The Ordinance provides that:

  1.  Profits derived by a qualifying shipping commercial principal* (i.e., a qualifying ship agent, ship manager or ship broker) from engaging in a qualifying activity** (i.e., a qualifying ship agency activity, ship management activity or ship broking activity) in Hong Kong will be entitled to a reduced profits tax rate at 8.25%; and
  2. Profits derived by a qualifying shipping commercial principal from carrying out a qualifying activity for an associated shipping enterprise***, which is entitled to a concessionary tax rate or income exemption, shall also be subject to the same reduced tax rate as enjoyed by the associated shipping enterprise.

 

*A “qualifying shipping commercial principal” refers to a standalone corporate entity solely engaging in qualifying activities or able to fulfil the safe habor rule below:

  1. A standalone corporate entity predominantly engaging in qualifying activities; and
  2. The standalone entity may carry out other non-qualifying profit-generating activities, but the percentage of profits derived from, and the percentage of assets used to carry out such activities should not exceed more than 25% of its total profits and assets in a given basis period. In other words, the percentage of profits and assets related to qualifying activities shall be no less than 75% of its total profits and assets in a given basis period.

 

**A “qualifying activity” refers to a ship agency, ship management or ship broking activity carried out by a qualifying shipping commercial principal in the ordinary course of the principal’s business in Hong Kong.

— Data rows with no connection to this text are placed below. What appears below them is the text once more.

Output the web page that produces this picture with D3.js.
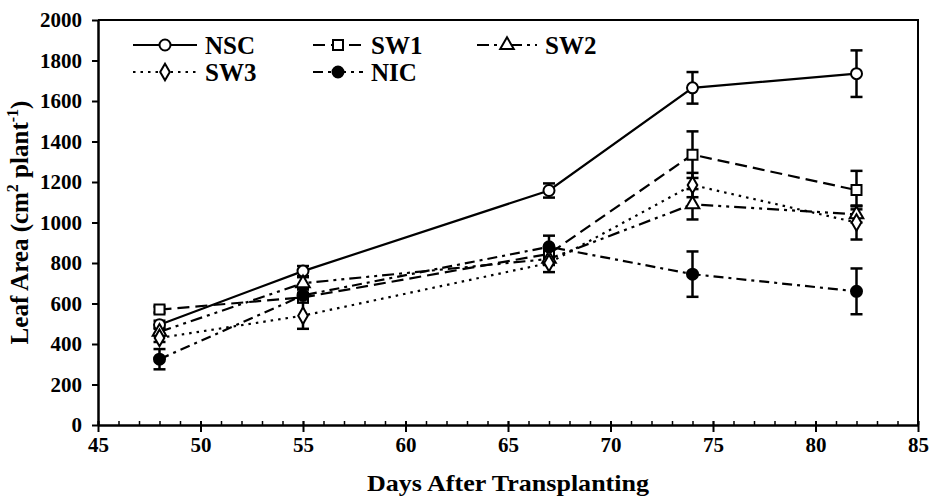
<!DOCTYPE html>
<html>
<head>
<meta charset="utf-8">
<script src="https://cdn.jsdelivr.net/npm/d3@7"></script>
<style>
  body { margin: 0; background: #fff; }
  svg { font-family: "Liberation Serif", "Times New Roman", serif; font-weight: bold; }
</style>
</head>
<body>
<svg id="svg" width="929" height="499"></svg>
<script>
const days = [48, 55, 67, 74, 82];
const nsc = [495, 760, 1158, 1665, 1735];
const nscErr = [20, 25, 35, 78, 115];
const sw1 = [570, 630, 845, 1335, 1160];
const sw1Err = [15, 20, 30, 115, 95];
const sw2 = [460, 700, 820, 1090, 1040];
const sw2Err = [20, 30, 30, 75, 40];
const sw3 = [430, 540, 800, 1185, 1000];
const sw3Err = [20, 65, 45, 60, 84];
const nic = [325, 640, 880, 745, 660];
const nicErr = [50, 30, 55, 112, 113];
const seriesNames = ['NSC', 'SW1', 'SW2', 'SW3', 'NIC'];
const xTicks = [45, 50, 55, 60, 65, 70, 75, 80, 85];
const yTicks = [0, 200, 400, 600, 800, 1000, 1200, 1400, 1600, 1800, 2000];

const series = [
  { name: 'NSC', vals: nsc, err: nscErr, dash: null, marker: 'circle', fill: '#fff' },
  { name: 'SW1', vals: sw1, err: sw1Err, dash: '12,6', marker: 'square', fill: '#fff' },
  { name: 'SW2', vals: sw2, err: sw2Err, dash: '12,5,3,5,3,5', marker: 'triangle', fill: '#fff' },
  { name: 'SW3', vals: sw3, err: sw3Err, dash: '2.5,5', marker: 'diamond', fill: '#fff' },
  { name: 'NIC', vals: nic, err: nicErr, dash: '10,5,3,5', marker: 'circle', fill: '#000' },
];

const svg = d3.select('#svg');
const mLeft = 98, mRight = 918, mTop = 20, mBottom = 425;

const x = d3.scaleLinear().domain([45, 85]).range([mLeft, mRight]);
const y = d3.scaleLinear().domain([0, 2000]).range([mBottom, mTop]);

// frame (top + right)
svg.append('path')
  .attr('d', `M${mLeft},${mTop}H${mRight}V${mBottom}`)
  .attr('fill', 'none').attr('stroke', '#000').attr('stroke-width', 2);

// x axis: minor ticks inside, major ticks crossing
const gx = svg.append('g').attr('transform', `translate(0,${mBottom})`);
gx.call(d3.axisBottom(x).tickValues(d3.range(45, 86, 1)).tickFormat('').tickSizeInner(-4).tickSizeOuter(0));
gx.selectAll('.tick line').attr('stroke-width', 1.5);
gx.select('.domain').attr('stroke-width', 2.5);
const gxMaj = svg.append('g').attr('transform', `translate(0,${mBottom})`);
gxMaj.call(d3.axisBottom(x).tickValues(xTicks).tickFormat(d3.format('d'))
  .tickSizeInner(7).tickSizeOuter(0).tickPadding(5));
gxMaj.select('.domain').remove();
gxMaj.selectAll('.tick line').attr('stroke-width', 2).attr('y1', -4);
gxMaj.selectAll('text').attr('font-size', 21).attr('fill', '#000').attr('font-weight', 'bold')
  .attr('font-family', '"Liberation Serif", serif');

// y axis
const gy = svg.append('g').attr('transform', `translate(${mLeft},0)`);
gy.call(d3.axisLeft(y).tickValues(yTicks).tickFormat(d3.format('d'))
  .tickSizeInner(6).tickSizeOuter(0).tickPadding(10));
gy.select('.domain').attr('stroke-width', 2.5);
gy.selectAll('.tick line').attr('stroke-width', 2);
gy.selectAll('text').attr('font-size', 21).attr('fill', '#000').attr('font-weight', 'bold')
  .attr('font-family', '"Liberation Serif", serif');

// axis titles
svg.append('text')
  .attr('x', (mLeft + mRight) / 2).attr('y', 491)
  .attr('text-anchor', 'middle').attr('font-size', 24)
  .attr('textLength', 282).attr('lengthAdjust', 'spacingAndGlyphs')
  .text('Days After Transplanting');

const yl = svg.append('text')
  .attr('transform', `translate(28,${(mTop + mBottom) / 2}) rotate(-90)`)
  .attr('text-anchor', 'middle').attr('font-size', 25);
yl.append('tspan').text('Leaf Area (cm');
yl.append('tspan').attr('dy', -10).attr('font-size', 16).text('2');
yl.append('tspan').attr('dy', 10).text(' plant');
yl.append('tspan').attr('dy', -10).attr('font-size', 16).text('-1');
yl.append('tspan').attr('dy', 10).text(')');

function drawMarker(g, type, cx, cy, fill) {
  if (type === 'circle') {
    g.append('circle').attr('cx', cx).attr('cy', cy).attr('r', 5.5)
      .attr('fill', fill).attr('stroke', '#000').attr('stroke-width', 2);
  } else {
    const sym = type === 'square' ? d3.symbolSquare : type === 'triangle' ? d3.symbolTriangle : d3.symbolDiamond;
    const size = type === 'square' ? 100 : 80;
    g.append('path').attr('d', d3.symbol(sym, size)())
      .attr('transform', `translate(${cx},${cy})`)
      .attr('fill', fill).attr('stroke', '#000').attr('stroke-width', 2);
  }
}

const line = d3.line().x((d) => x(d[0])).y((d) => y(d[1]));
const gData = svg.append('g');

// lines
series.forEach((s) => {
  gData.append('path')
    .datum(days.map((d, i) => [d, s.vals[i]]))
    .attr('d', line)
    .attr('fill', 'none').attr('stroke', '#000').attr('stroke-width', 2.2)
    .attr('stroke-dasharray', s.dash);
});

// error bars
series.forEach((s) => {
  days.forEach((d, i) => {
    const cx = x(d);
    const y1 = y(s.vals[i] + s.err[i]);
    const y2 = y(s.vals[i] - s.err[i]);
    gData.append('line').attr('x1', cx).attr('x2', cx).attr('y1', y1).attr('y2', y2)
      .attr('stroke', '#000').attr('stroke-width', 2.5);
    [y1, y2].forEach((yy) => {
      gData.append('line').attr('x1', cx - 6).attr('x2', cx + 6).attr('y1', yy).attr('y2', yy)
        .attr('stroke', '#000').attr('stroke-width', 2.5);
    });
  });
});

// markers
series.forEach((s) => {
  days.forEach((d, i) => drawMarker(gData, s.marker, x(d), y(s.vals[i]), s.fill));
});

// legend
const legendPos = [[133, 45], [313, 45], [477, 45], [133, 72], [313, 72]];
const legendW = [64, 50, 60, 64, 50];
const lg = svg.append('g');
series.forEach((s, i) => {
  const [lx, ly] = legendPos[i];
  const w = legendW[i];
  lg.append('line').attr('x1', lx).attr('x2', lx + w).attr('y1', ly).attr('y2', ly)
    .attr('stroke', '#000').attr('stroke-width', 2).attr('stroke-dasharray', s.dash);
  drawMarker(lg, s.marker, lx + w / 2, ly, s.fill);
  lg.append('text').attr('x', lx + w + 8).attr('y', ly + 9)
    .attr('font-size', 25).text(seriesNames[i]);
});
</script>
</body>
</html>
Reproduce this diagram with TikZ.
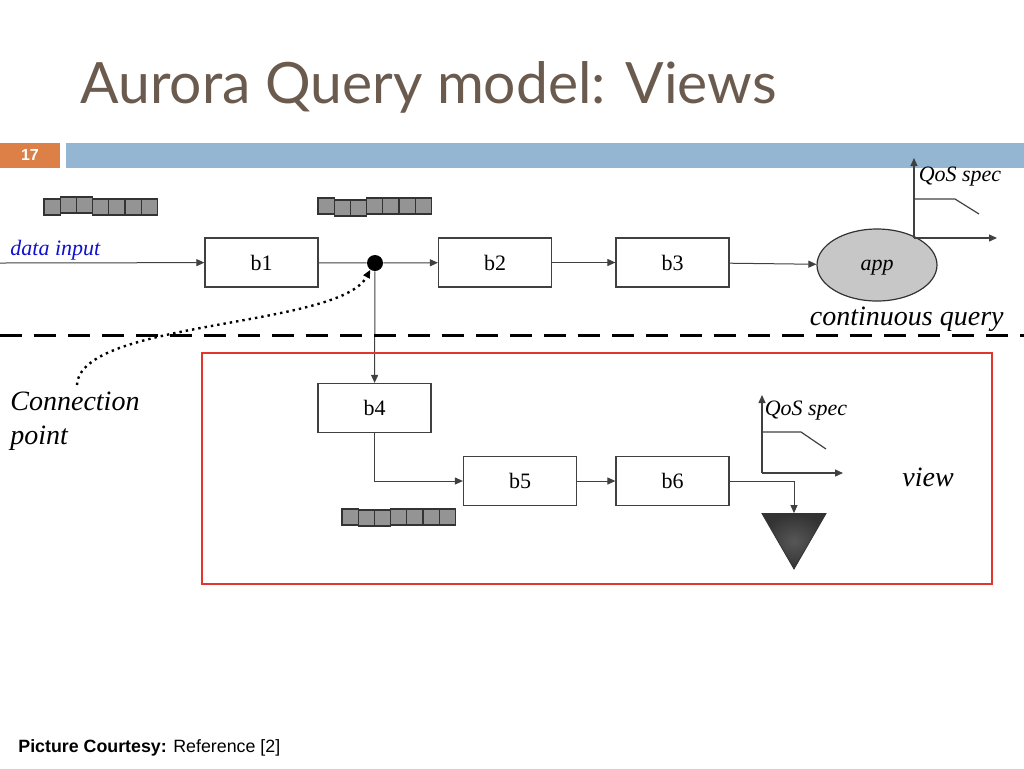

***An “associated shipping enterprise” refers to a ship lessor, ship leasing manager, ship operator or ship owner, who is entitled to tax concessions or exemption and a) over whom the qualifying entity has control, b) who has control over the qualifying entity, or c) who is subject to the control of the same person as the qualifying entity.

 

Further safeguarding requirements

In order to safeguard against attempts to defraud the tax system and ensure compliance with international tax laws, the Ordinance provides that the qualifying shipping commercial principal shall satisfy the additional requirements below:

  1. Central management and control
    The qualifying shipping commercial principal is required to exercise its central management and control in Hong Kong, i.e., the highest level of control of its business.
  2. Substantial activity
    The qualifying shipping commercial principal is required to carry out its core income-generating activities in Hong Kong, which entail the following:
    – Hiring at least one full-time qualified employee; and
    – Incurring at least HKD 1 million of operating expenditure in Hong Kong yearly.
  3. Arm’s length principle for transfer pricing
    Transactions between the qualifying shipping commercial principal and its associated parties are subject to the arm’s length principle and should, therefore, be on the same terms and conditions which would have been agreed between independent entities.
  4. Main purpose test
    The main purpose of the qualifying shipping commercial principal entering into an agreement – in respect of profits accrued that are subject to the concessionary regime – shall not be to obtain a tax benefit.
  5. Anti-tax arbitrage rule
    To prevent exploitation of the differences between tax systems for the purpose of obtaining tax benefits, the tax deduction for service fees paid by an entity subject to the full tax rate to a related qualifying shipping commercial principal subject to the reduced tax rate shall be lowered with reference to the amount of tax savings obtained.

 

The Ordinance is expected to go a long way towards providing a boost to Hong Kong’s competitiveness as an international maritime hub. With its regional counterparts vying for the much-coveted title of the go-to maritime hub, Hong Kong would need to look to its laurels.